Ghafir (The Forgiver)

Verse 75 - 76

Table of Contents

    75. That [torment] was because you had been exulting in the earth without any right and that you used to rejoice extremely [in your error].

    76. Enter the gates of Hell to abide therein and what an evil abode of the arrogant!

    The Islamic faith is in man’s natural and primordial disposition (fitra). It is not against happiness which is in man’s original nature. It is only inappropriate exultations which are subject to criticism a number of whose instances are reflected in the Holy Qur’an.

    The blessed Verse 75 says:

    “That [torment] was because you had been exulting in the earth without any right and that you used to rejoice extremely [in your error].”

    They rejoiced in denying the Prophets, slaying believers, and suppressing the deprived and the weak. They were falsely proud of committing sins and breaking the law. Now they have to meet the consequences of such improper exultation, arrogance, negligence, and concupiscence in shackles and fetters and amid blazing flames of Hellfire.

    The verbal form tafrahun derives from f-r-h (“exult, rejoice”) which may be employed in an ameliorative sense, as in 30:4-5: “And on that Day, the believers will rejoice [the people of the Book against the Magians] with the help of Allah,”

    or a pejorative one, as reflected in the story of Korah1 :

    “Remember when his people said to him: ‘Do not exult in vain, since Allah likes not those who exult vainly.’”

    The difference between the two connotations should be distinguished and it is evident that it is employed pejoratively in the blessed Verse in question.

    The verbal form tamrahun derives from m-r-h and according to a number of Qur’anic exegets and lexicographers it designates

    “rejoice excessively.”

    Some maintain that the word connotes rejoice in vain but some others hold that it implies rejoicing by making use of Divine Bounties in vain.

    These senses apparently refer to the same signification, since excessive rejoicing leads to error and is accompanied by sins, impurities, and concupiscent desires.

    Such vain exultations imbued with arrogance, neglect, vanity, and concupiscent desires lead man astray in the twinkling of an eye and impede him from comprehending the truth. Such attitude renders realities facetious and truths, vain. The fate reflected in the preceding Verses is in store for such people.

    Verse 76 is addressed to the people condemned to torment who are being asked to

    “enter the gates of Hell to abide therein and what an evil abode of the arrogant!”

    The Verse is a further emphasis on the fact that misfortunes stem from vanity and arrogance, serving as the origin of all evils, a veil before the truth seeking eyes of man, resistance to Messengers, and persistence in error.

    Again, we come across

    “the gates”

    of Hell in the blessed Verse in question.
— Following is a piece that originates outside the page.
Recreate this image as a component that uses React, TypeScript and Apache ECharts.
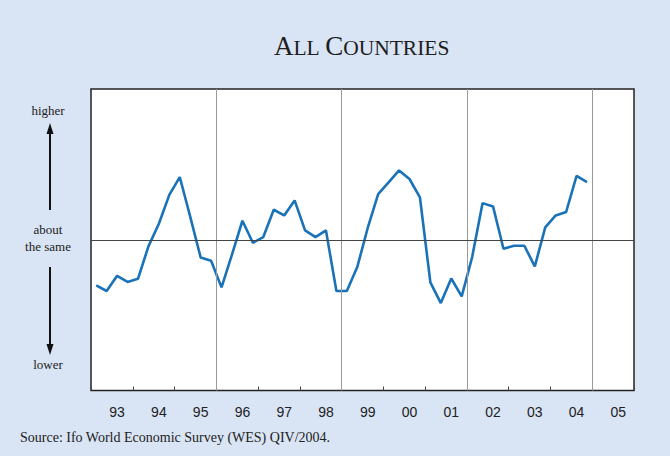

Does entering the gates of Hell indicate that each group enters a specific gate?

    Or a group enters different gates? It may imply that there are different gates and levels in Hell, in the manner of terrible prisons with labyrinthine corridors with many cells, and a number of those who were obdurately in error have to descend all these levels and find their everlasting abode on the lowest level at the depth of Hell!

    In this vein, a tradition is narrated from the Commander of the Faithful, Imam ‘Ali (as) as the interpretation of a Qur’anic Verse2 :

    “It [Hell] has seven gates, for each of those gates is a [specific] group [of sinners] assigned,”

    saying:

    “Hell has seven gates. It has seven levels on top of each other.”

    Then, he laid one hand on the other, saying:

    “Like this!”3

    There is another interpretation according to which the gates of Hell, like those of Paradise, refer to different factors leading man to Hell or Paradise, e.g. sins and good righteous deeds, as reflected in Islamic traditions. The number seven indicates multiplicity rather than number. It is worthy of note that the eight gates of Paradise designate that Bounties exceed torments.